Babywearing and the Holidays, Pt. 1

Welcome to our multi-part series on babywearing during the Holidays. Babywearing is a great way to keep your sanity, stay warm, and get things done during this busy time. The first installment will cover Cooking & Decorating, the second will be Babywearing Out & About, and the final installment will feature members pictures highlighting babywearing through the New Year (so make sure to bust out those cameras). These posts are a compilation of tips and tricks gleaned from our Tucson BWI members.

Part 1: Cooking and Decorating!

First things first – stay safe while babywearing. Make sure your carries are secure, and be careful not to engage in activities that could lead to injury. A few things not to do while babywearing:

  • Frying latkes, taking things in an out of the oven
  • Climbing on a ladder, step stool, or chair to hang that bundle of mistletoe, decorate your Festivus Pole, or when putting up your solstice lights
  • Lighting candles (menorah, luminarias)
  • Take extra care in inclement conditions such as snow, ice or rain
  • Keep hot drinks in spillproof mugs so you don’t spill hot cocoa/cider/mulled wine all over your baby and your carrier
  • Basically, use your common sense and put yours and kiddo’s safety above all else

Warning out of the way, let’s get to the good stuff.

Cooking and Food Preparation

Babywearing can be very helpful when decorating cookies, heading out for holiday parties, or just trying to get a meal on the table. Here are a few tips to combing food and babywearing, without turning your lovely carrier into a makeshift apron:

  • Back carries shine when dealing with food prep. Make sure tails and straps are tucked out of the way to avoid food spills. This isn’t the time for a fancy finish, lest the fabric absorb cooking smells and spills.
  • Soft structured carriers and mei tais are great because the tails/straps are thin and stay out of the way.
  • When wrapping, Nicole recommends, ” I try to focus on carries that keep the wrap out of the way and off my belly, lest it become a dishtowel. This means carries that avoid chest passes, and that use ruckstraps. I prefer to tie Tibetan and tuck the ends under my arms, or tie a candy cane chestbelt. Like I said, I avoid tying in front.”
    • Other alternatives are tying under bum or doing short versions of carries (double hammock double rings, double robozo shoulder to shoulder, ruck with a candy cane chest belt), and tucking long tails back behind your body.
  • Hip carries in a ring sling or robozo will also free up your hands, but keep an eye on your tail – don’t want it dragging in your food – and keep an eye on bigger kiddos, don’t want them leaning out of the carry to “help”.
  • If front wearing, be extra cautious about what you are doing. Even if your baby is small, it’s not the best idea to be doing fancy knife work while reaching around your child – it puts the baby closer to the blade and it can be hard to see and maneuver around them. Similarly, it’s not a good idea to be doing work on the stove, simply because your child is closer to the heated elements. However, much food prep can be done while front wearing – measuring, arranging, mixing, decorating, etc. If you have to do something potentially dangerous, ask for help and/or put the baby down.
  • Nicole adds, “or decorating Christmas cookies, for the love of God, use a wrap or carrier that you could handle staining — or pass the baby off to someone else.”

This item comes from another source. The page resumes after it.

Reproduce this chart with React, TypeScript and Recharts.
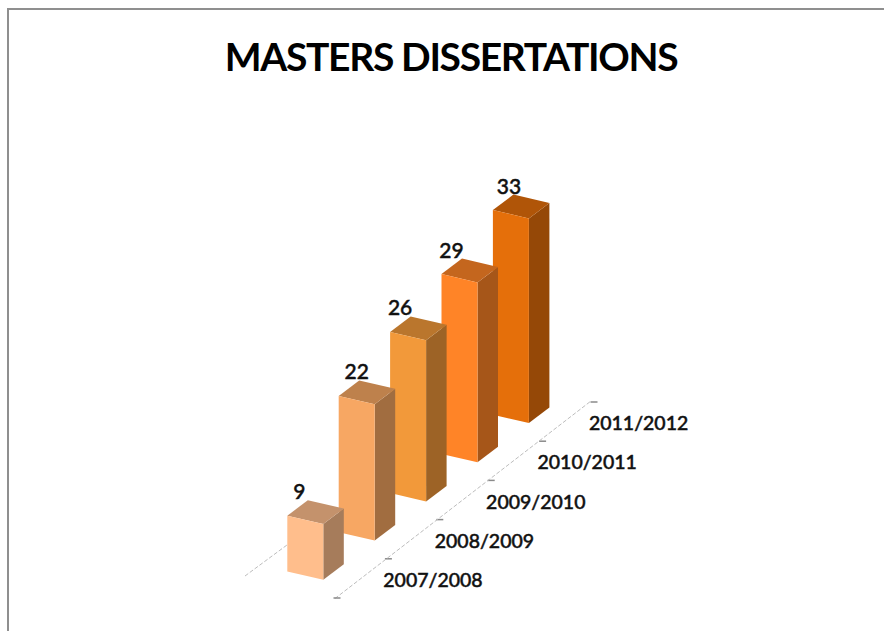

Decking the Halls – Babywearing and Decorating

Babywearing can help you be hands-free while decorating, but there are a few things to be aware of:

  • Get all decorations down from high places before you put your baby on.
  • This is the time to assist (helpfully, from the ground) while some else handles ladder duty, hanging high decorations, or lights on the house.
  • Related, if you are setting up a tree, let someone else set it up and adjust it on it’s base.
  • Take extra caution when lighting candles. Consider having someone else do it or use led “candles” instead.
  • Nicole again, “If you’re decorating and have a grabby toddler, keep their presence in mind so they don’t accidentally yank the whole tree over while you’re hanging ornaments.”
  • On the other hand, babywearing is a great way to keep little ones out of boxes of tiny, shiny, ingestable holiday decorations. I know from experience, at 9 months I ate a small silver ornament thinking it was a Hershey’s kiss.

Some Final Thoughts

The holidays may also be a good time to introduce other friends and family members to babywearing so you can take a break (or queue in line for Black Friday…). If introducing another friend or family member to babywearing remember: Keep it simple, and take your time. Easier is better. Work within their comfort zone. Soft structured carriers are a great gateway, ring slings for the braver, and even a pre-tied poppable woven carry (front cross carry, short cross carry, pocket wrap cross carry) can help someone else get some baby snuggles. Also make sure to take your time explaining what you are doing and how to wear kiddo safely.

Spread some babywearing love this holiday season.